Giovanni di Lorenzos Gesprächskunst in »Vom Leben und anderen Zumutungen« –
Das Prominenten-Interview gehört heutzutage zu den Aufgaben, an denen sich auch Top-Journalisten vergebens abarbeiten. Die vorbereiteten Antworten wirken manchmal wie eine Powerpoint-Präsentation zur Image-Festigung und oft gelingt es nicht, in der glatten Fassade eine Lücke zu finden.
Giovanni Di Lorenzo ist aber als ZEIT-Chefredakteur nicht nur im Auftrag seiner anspruchsvollen Leserschaft unterwegs, sondern scheint auch ein leidenschaftlicher Menschen-Verstehenwoller zu sein. In jedem seiner Interviews lenkt er die Gesprächspartner auf unbekannteres Terrain. Nach dem Motto: »Interessant, aber lassen Sie doch mal hören, wer Sie sonst noch sind.«
Am lässigsten gehen diejenigen mit seinem hartnäckigem Nachhaken um, die es sich leisten können. Weil sie Alleinherrscher sind (Orban, Erdogan), Pensionäre (Merkel, Udo Jürgens) oder Papst. Di Lorenzo stellt mit einiger Sorge fest, dass diese Sorte VIPs auch im Angesicht von Shitstorms auf Social Media gelassen bleiben und bei der Autorisierung des Interviews selten einen Wortlaut geändert haben wollen. »Können sich denn nur noch Autokraten oder Stellvertreter Gottes auf Erden das Recht auf wirklich freie Meinungsäußerung leisten?«
Di Lorenzo beklagt, dass bei denen, deren berufliche Existenz von der Gunst des Massenpublikums abhängt »nur noch ein anwaltlich gefiltertes Bild […] die Öffentlichkeit erreichen darf.« So verbot das Management von Helene Fischer dem Verlag den Nachdruck des ZEIT-Interviews ganz.
Gerne werden Interviews als Seitenhiebe auf Kontrahenten genutzt. Leonhard Birnbaum, seit 2021 Vorstandsvorsitzender bei E.ON, antwortet auf die Frage »Glauben Sie, dass wir als Menschen schlau genug sind, die Welt zu retten?«, dass es ja wohl nicht an der Industrie läge, wenn »im Land der Dichter und Ingenieure« (di Lorenzo) die Energie- und Verkehrswende nicht vorankämen. »Wenn, dann scheitern sie an der Gesellschaft, an der Politik, an den Menschen. Die Technik ist das geringere Problem.«
Dazu passt, dass di Lorenzo mit einem der verantwortlichen Menschen, Robert Habeck, gleich zwei Interviews geführt hat. Eines voller Enthusiasmus noch auf dem Weg zum Ministeramt und knappe fünf Jahre später, im August 2023, als die »Macht als Vizekanzler und Wirtschaftsminister […] wie eine Bleiweste auf ihm zu lasten« scheint. Er sei »als Demokrat optimistisch, dass am Ende für Lösungen abgestimmt wird und nicht für die Verhinderung von Lösungen.« betont er und di Lorenzo kommt es so vor, als wolle Habeck sich selbst Mut machen.

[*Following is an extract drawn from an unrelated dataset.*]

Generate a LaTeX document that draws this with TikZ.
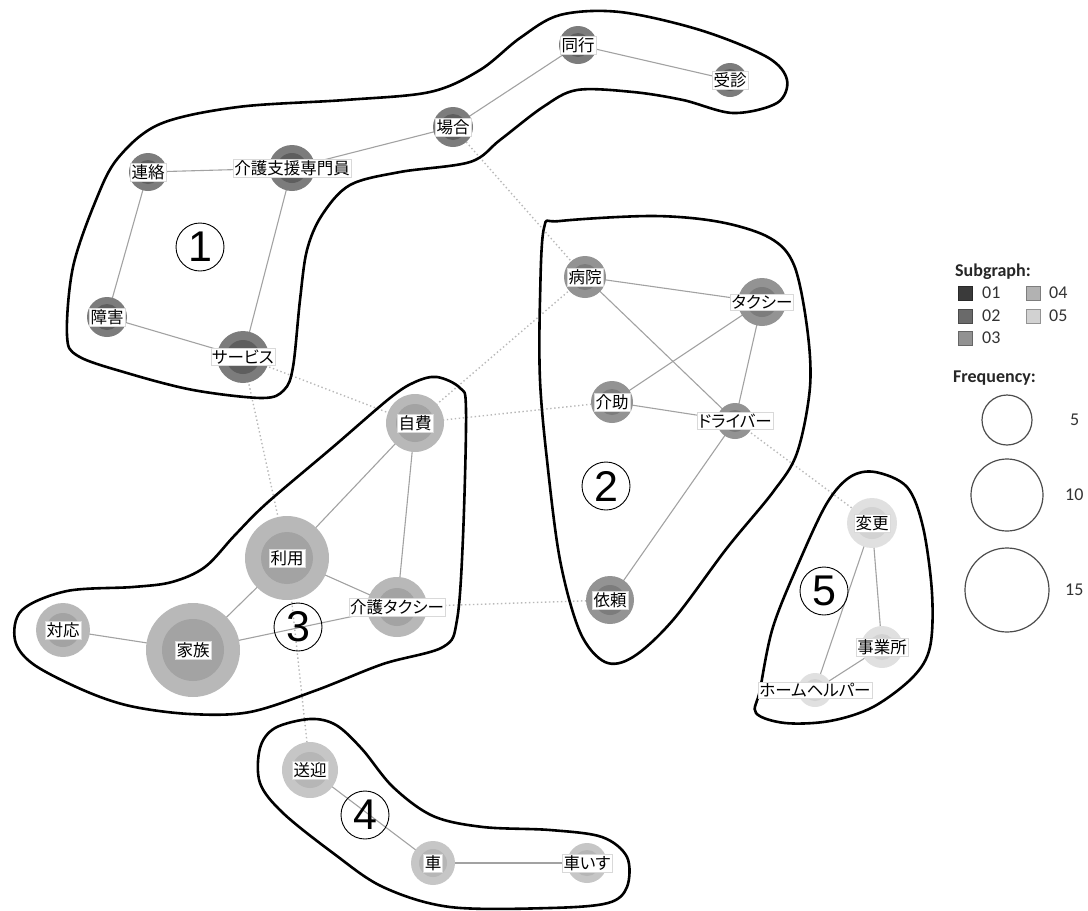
\documentclass[tikz,border=0pt]{standalone}
\usepackage{fontspec}
\newfontfamily\jpfont[RawFeature=+palt]{Noto Sans CJK JP}
\newfontfamily\legfont{Carlito}
\newfontfamily\numfont{Liberation Sans}
\definecolor{s1o}{HTML}{7C7C7C}\definecolor{s1i}{HTML}{5E5E5E}
\definecolor{s2o}{HTML}{939393}\definecolor{s2i}{HTML}{7C7C7C}
\definecolor{s3o}{HTML}{B8B8B8}\definecolor{s3i}{HTML}{A3A3A3}
\definecolor{s4o}{HTML}{C6C6C6}\definecolor{s4i}{HTML}{B6B6B6}
\definecolor{s5o}{HTML}{E0E0E0}\definecolor{s5i}{HTML}{D2D2D2}
\definecolor{c01}{HTML}{3A3A3A}\definecolor{c02}{HTML}{6A6A6A}
\definecolor{c03}{HTML}{929292}\definecolor{c04}{HTML}{B2B2B2}
\definecolor{c05}{HTML}{D2D2D2}
\definecolor{edgec}{HTML}{A2A2A2}\definecolor{xedgec}{HTML}{B8B8B8}
\pgfdeclarelayer{bg}\pgfsetlayers{bg,main}
\tikzset{
  blob/.style={draw=black, line width=2.6pt, line join=round},
  edge/.style={draw=edgec, line width=1.1pt},
  xedge/.style={draw=xedgec, line width=1.4pt, dash pattern=on 1.4pt off 2.6pt},
  lbl/.style={fill=white, draw=black!15, line width=0.4pt, inner sep=1.2pt, font=\jpfont\fontsize{16.5}{19}\selectfont, text=black},
  num/.style={circle, draw=black, line width=0.9pt, minimum size=48pt, inner sep=0pt, font=\numfont\fontsize{43}{43}\selectfont},
  sq/.style={minimum size=14pt, inner sep=0pt, line width=0.9pt},
  legtxt/.style={anchor=west, inner sep=0pt, font=\legfont\fontsize{18}{20}\selectfont, text=black!80},
  leghead/.style={anchor=west, inner sep=0pt, font=\legfont\bfseries\fontsize{18}{20}\selectfont, text=black!85},
  freq/.style={circle, draw=black!70, line width=1.2pt, inner sep=0pt},
}
\newcommand{\kw}[7]{%
  \node[circle, fill=#6o, minimum size=#4*2pt, inner sep=0pt] (#1) at (#2,#3) {};
  \node[circle, fill=#6i, minimum size=#5*2pt, inner sep=0pt] (#1-in) at (#2,#3) {};
  \node[lbl] (#1-l) at (#2,#3) {#7};}
\begin{document}
\begin{tikzpicture}[x=1pt,y=-1pt]
\useasboundingbox (0,0) rectangle (1088,911);
% blobs
\draw[blob] plot[smooth cycle, tension=0.55] coordinates {
 (73,267) (96,200) (118,158) (160,124) (238,107) (345,100) (430,92) (480,70)
 (520,38) (560,15) (620,12) (700,30) (767,57) (787,80) (777,103) (733,113)
 (683,100) (633,92) (577,90) (543,107) (500,140) (470,162) (400,172) (350,185)
 (322,215) (307,250) (300,300) (293,367) (284,390) (262,398) (193,390) (127,373)
 (78,356) (67,335)};
\draw[blob] plot[smooth cycle, tension=0.55] coordinates {
 (544,228) (560,221) (653,216) (720,222) (770,238) (794,265) (807,327) (810,387)
 (797,453) (773,492) (727,548) (673,620) (633,657) (605,662) (580,632) (560,560)
 (547,460) (540,380) (540,300)};
\draw[blob] plot[smooth cycle, tension=0.55] coordinates {
 (437,377) (460,388) (466,410) (463,537) (457,620) (443,647) (383,664) (317,690)
 (250,712) (190,714) (130,706) (83,690) (33,664) (15,640) (22,610) (67,591)
 (133,587) (172,582) (205,567) (235,535) (267,503) (333,447) (390,398) (415,382)};
\draw[blob] plot[smooth cycle, tension=0.55] coordinates {
 (260,748) (275,728) (310,719) (336,725) (362,749) (393,787) (433,816) (483,827)
 (550,830) (602,837) (627,857) (627,887) (608,903) (550,908) (450,907) (383,887)
 (333,853) (283,813) (260,783)};
\draw[blob] plot[smooth cycle, tension=0.55] coordinates {
 (850,477) (875,472) (907,487) (923,527) (932,593) (930,647) (913,677) (873,707)
 (830,721) (785,723) (756,713) (760,690) (773,627) (800,560) (827,503)};
% keyword nodes
\kw{doko}{578}{45}{19}{12}{s1}{同行}
\kw{jushin}{730}{80}{17}{11}{s1}{受診}
\kw{baai}{453}{127}{20}{13}{s1}{場合}
\kw{renraku}{148}{172}{19}{12}{s1}{連絡}
\kw{kaigoshien}{292}{168}{23}{15}{s1}{介護支援専門員}
\kw{shogai}{107}{317}{20}{13}{s1}{障害}
\kw{service}{243}{357}{26}{17}{s1}{サービス}
\kw{byoin}{585}{277}{21}{13}{s2}{病院}
\kw{taxi}{762}{302}{24}{15}{s2}{タクシー}
\kw{kaijo}{612}{402}{21}{13}{s2}{介助}
\kw{driver}{735}{421}{18}{11}{s2}{ドライバー}
\kw{irai}{610}{600}{24}{15}{s2}{依頼}
\kw{jihi}{415}{423}{29}{19}{s3}{自費}
\kw{riyo}{287}{558}{42}{26}{s3}{利用}
\kw{kaigotaxi}{397}{607}{30}{19}{s3}{介護タクシー}
\kw{taio}{63}{630}{27}{17}{s3}{対応}
\kw{kazoku}{193}{650}{47}{31}{s3}{家族}
\kw{sogei}{310}{770}{28}{18}{s4}{送迎}
\kw{kuruma}{433}{863}{22}{14}{s4}{車}
\kw{kurumaisu}{587}{863}{20}{13}{s4}{車いす}
\kw{henko}{872}{523}{25}{16}{s5}{変更}
\kw{jigyosho}{882}{647}{21}{13}{s5}{事業所}
\kw{homehelper}{815}{690}{17}{11}{s5}{ホームヘルパー}
% edges
\begin{pgfonlayer}{bg}
\foreach \a/\b in {doko/jushin, doko/baai, baai/kaigoshien, renraku/kaigoshien,
  renraku/shogai, shogai/service, kaigoshien/service,
  byoin/taxi, byoin/driver, taxi/kaijo, taxi/driver, kaijo/driver, driver/irai,
  jihi/riyo, jihi/kaigotaxi, riyo/kaigotaxi, riyo/kazoku, kazoku/taio, kazoku/kaigotaxi,
  sogei/kuruma, kuruma/kurumaisu,
  henko/jigyosho, henko/homehelper, jigyosho/homehelper}
  \draw[edge] (\a.center) -- (\b.center);
\foreach \a/\b in {baai/byoin, service/jihi, service/riyo, jihi/byoin, jihi/kaijo,
  kaigotaxi/irai, driver/henko, riyo/sogei}
  \draw[xedge] (\a.center) -- (\b.center);
\end{pgfonlayer}
% subgraph numbers
\node[num] (n1) at (200,247) {1};
\node[num] (n2) at (606,486) {2};
\node[num] (n3) at (298,627) {3};
\node[num] (n4) at (365,815) {4};
\node[num] (n5) at (824,591) {5};
% legend
\node[leghead] (lgs) at (955,272) {Subgraph:};
\node[sq, fill=c01, draw=c01!70!black] (q1) at (965,293) {};
\node[sq, fill=c02, draw=c02!70!black] (q2) at (965,316) {};
\node[sq, fill=c03, draw=c03!70!black] (q3) at (965,338) {};
\node[sq, fill=c04, draw=c04!70!black] (q4) at (1033,293) {};
\node[sq, fill=c05, draw=c05!70!black] (q5) at (1033,316) {};
\node[legtxt] (t1) at (982,293) {01};
\node[legtxt] (t2) at (982,316) {02};
\node[legtxt] (t3) at (982,338) {03};
\node[legtxt] (t4) at (1049,293) {04};
\node[legtxt] (t5) at (1049,316) {05};
\node[leghead] (lgf) at (953,378) {Frequency:};
\node[freq, minimum size=50pt] (f5) at (1007,420) {};
\node[freq, minimum size=72pt] (f10) at (1007,495) {};
\node[freq, minimum size=84pt] (f15) at (1007,590) {};
\node[legtxt] (tf5) at (1070,420) {5};
\node[legtxt] (tf10) at (1065,495) {10};
\node[legtxt] (tf15) at (1065,590) {15};
\end{tikzpicture}
\end{document}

Wie unverbraucht wirkt dagegen eine junge Pragmatikerin von heute. Mit dem Interview von Penelope Tzanakakis, neun Jahre alt, hat di Lorenzo ein Kinderportrait voller Originalität geschaffen, das gleichzeitig repräsentativ für die heutige Mädchengeneration ist. Penelope geht auf Fridays-for-Future-Demonstrationen, weil das heutzutage einfach dazugehört, schreibt für die Schülerzeitung, ermahnt in ihren Pausen die älteren Schüler zum Mülltrennen und will später einmal Investment-Bankerin werden. Auf die Frage, ob sie jemandem hinterhereifere, um ihre Ziele zu erreichen, sagt sie: »Nein. Ich habe mich als Vorbild, ich gehe einfach ins Leben rein.«
Ein Selbstbewusstsein wie ein Echo aus einer vorangegangenen Frauengeneration, der auch Sabine Rückert, streitbare Gerichtsreporterin und di Lorenzos Kollegin bei der ZEIT, angehört. Auf manche, ihn eingeschlossen (zumindest zu Beginn ihrer Zusammenarbeit), wirkt sie mitunter einschüchternd und hält das auch für notwendig. »Was mir auf die Nerven geht, ist diese um sich greifende Hyperempfindlichkeit.« Missstände, so Rückert, »werden durch ständiges Gejammer nicht besser. Missstände werden durch Selbstermächtigung besser.«
Giovanni di Lorenzo, »Vom Leben und anderen Zumutungen. Gespräche«, Kiepenheuer&Witsch, 325 Seiten. Erschienen am 2.11.2023. Cover:KiWi.